───── GIVEN MATERIAL ─────

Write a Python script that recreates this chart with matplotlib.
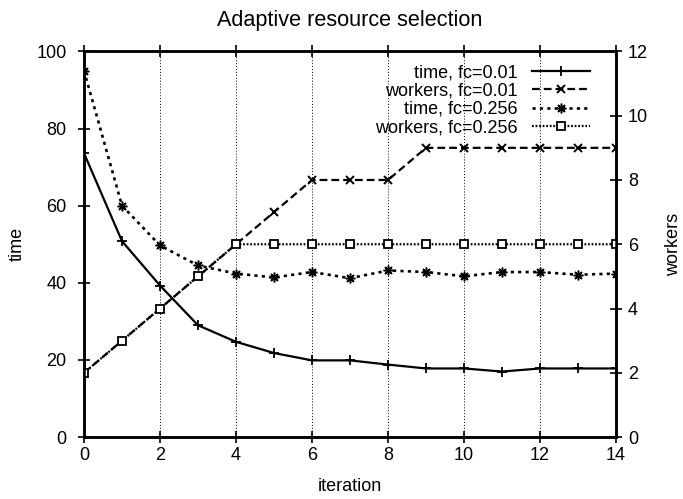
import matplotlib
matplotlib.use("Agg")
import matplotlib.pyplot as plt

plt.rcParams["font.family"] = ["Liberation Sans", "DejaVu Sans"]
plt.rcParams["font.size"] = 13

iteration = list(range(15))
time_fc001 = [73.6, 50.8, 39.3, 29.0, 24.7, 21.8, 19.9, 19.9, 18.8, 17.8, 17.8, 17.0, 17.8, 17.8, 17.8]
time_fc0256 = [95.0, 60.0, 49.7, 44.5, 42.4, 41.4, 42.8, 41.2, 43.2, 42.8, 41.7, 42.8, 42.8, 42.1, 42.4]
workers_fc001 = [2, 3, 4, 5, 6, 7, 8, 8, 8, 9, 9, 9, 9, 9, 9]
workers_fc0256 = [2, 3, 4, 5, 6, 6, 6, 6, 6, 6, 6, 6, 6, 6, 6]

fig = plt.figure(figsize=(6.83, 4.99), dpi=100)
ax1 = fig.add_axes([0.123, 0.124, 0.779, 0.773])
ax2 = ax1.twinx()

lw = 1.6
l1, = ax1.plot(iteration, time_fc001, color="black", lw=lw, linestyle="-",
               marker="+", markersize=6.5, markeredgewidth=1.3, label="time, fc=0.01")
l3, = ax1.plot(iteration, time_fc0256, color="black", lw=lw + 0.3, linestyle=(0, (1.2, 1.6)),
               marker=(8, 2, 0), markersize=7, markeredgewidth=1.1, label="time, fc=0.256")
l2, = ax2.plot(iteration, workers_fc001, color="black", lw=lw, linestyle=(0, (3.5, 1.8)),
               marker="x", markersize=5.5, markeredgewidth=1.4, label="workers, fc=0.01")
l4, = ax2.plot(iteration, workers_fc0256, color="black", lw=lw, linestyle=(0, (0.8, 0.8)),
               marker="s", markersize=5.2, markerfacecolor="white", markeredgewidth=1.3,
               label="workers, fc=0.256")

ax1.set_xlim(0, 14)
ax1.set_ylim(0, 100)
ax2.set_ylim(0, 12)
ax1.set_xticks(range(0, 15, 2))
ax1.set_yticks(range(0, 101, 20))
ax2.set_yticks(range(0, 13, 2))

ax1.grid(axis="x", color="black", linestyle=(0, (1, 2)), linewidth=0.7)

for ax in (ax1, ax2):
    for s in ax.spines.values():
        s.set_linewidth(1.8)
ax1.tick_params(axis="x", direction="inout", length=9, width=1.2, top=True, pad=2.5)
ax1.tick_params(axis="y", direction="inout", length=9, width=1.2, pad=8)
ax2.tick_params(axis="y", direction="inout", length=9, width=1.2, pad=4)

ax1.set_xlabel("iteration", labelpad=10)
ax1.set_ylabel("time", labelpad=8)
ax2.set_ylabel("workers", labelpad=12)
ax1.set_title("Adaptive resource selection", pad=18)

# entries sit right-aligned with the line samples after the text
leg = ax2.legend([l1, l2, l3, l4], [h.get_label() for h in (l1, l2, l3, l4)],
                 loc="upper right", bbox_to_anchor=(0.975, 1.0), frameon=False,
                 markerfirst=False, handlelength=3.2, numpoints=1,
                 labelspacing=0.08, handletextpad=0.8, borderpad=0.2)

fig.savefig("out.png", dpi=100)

─────

WHAT IS EXPECTED: Exclude the pictures, and transcribe all of the material exactly.

WORKED ANSWER:
Write a Python script that recreates this chart with matplotlib.
import matplotlib
matplotlib.use("Agg")
import matplotlib.pyplot as plt

plt.rcParams["font.family"] = ["Liberation Sans", "DejaVu Sans"]
plt.rcParams["font.size"] = 13

iteration = list(range(15))
time_fc001 = [73.6, 50.8, 39.3, 29.0, 24.7, 21.8, 19.9, 19.9, 18.8, 17.8, 17.8, 17.0, 17.8, 17.8, 17.8]
time_fc0256 = [95.0, 60.0, 49.7, 44.5, 42.4, 41.4, 42.8, 41.2, 43.2, 42.8, 41.7, 42.8, 42.8, 42.1, 42.4]
workers_fc001 = [2, 3, 4, 5, 6, 7, 8, 8, 8, 9, 9, 9, 9, 9, 9]
workers_fc0256 = [2, 3, 4, 5, 6, 6, 6, 6, 6, 6, 6, 6, 6, 6, 6]

fig = plt.figure(figsize=(6.83, 4.99), dpi=100)
ax1 = fig.add_axes([0.123, 0.124, 0.779, 0.773])
ax2 = ax1.twinx()

lw = 1.6
l1, = ax1.plot(iteration, time_fc001, color="black", lw=lw, linestyle="-",
               marker="+", markersize=6.5, markeredgewidth=1.3, label="time, fc=0.01")
l3, = ax1.plot(iteration, time_fc0256, color="black", lw=lw + 0.3, linestyle=(0, (1.2, 1.6)),
               marker=(8, 2, 0), markersize=7, markeredgewidth=1.1, label="time, fc=0.256")
l2, = ax2.plot(iteration, workers_fc001, color="black", lw=lw, linestyle=(0, (3.5, 1.8)),
               marker="x", markersize=5.5, markeredgewidth=1.4, label="workers, fc=0.01")
l4, = ax2.plot(iteration, workers_fc0256, color="black", lw=lw, linestyle=(0, (0.8, 0.8)),
               marker="s", markersize=5.2, markerfacecolor="white", markeredgewidth=1.3,
               label="workers, fc=0.256")

ax1.set_xlim(0, 14)
ax1.set_ylim(0, 100)
ax2.set_ylim(0, 12)
ax1.set_xticks(range(0, 15, 2))
ax1.set_yticks(range(0, 101, 20))
ax2.set_yticks(range(0, 13, 2))

ax1.grid(axis="x", color="black", linestyle=(0, (1, 2)), linewidth=0.7)

for ax in (ax1, ax2):
    for s in ax.spines.values():
        s.set_linewidth(1.8)
ax1.tick_params(axis="x", direction="inout", length=9, width=1.2, top=True, pad=2.5)
ax1.tick_params(axis="y", direction="inout", length=9, width=1.2, pad=8)
ax2.tick_params(axis="y", direction="inout", length=9, width=1.2, pad=4)

ax1.set_xlabel("iteration", labelpad=10)
ax1.set_ylabel("time", labelpad=8)
ax2.set_ylabel("workers", labelpad=12)
ax1.set_title("Adaptive resource selection", pad=18)

# entries sit right-aligned with the line samples after the text
leg = ax2.legend([l1, l2, l3, l4], [h.get_label() for h in (l1, l2, l3, l4)],
                 loc="upper right", bbox_to_anchor=(0.975, 1.0), frameon=False,
                 markerfirst=False, handlelength=3.2, numpoints=1,
                 labelspacing=0.08, handletextpad=0.8, borderpad=0.2)

fig.savefig("out.png", dpi=100)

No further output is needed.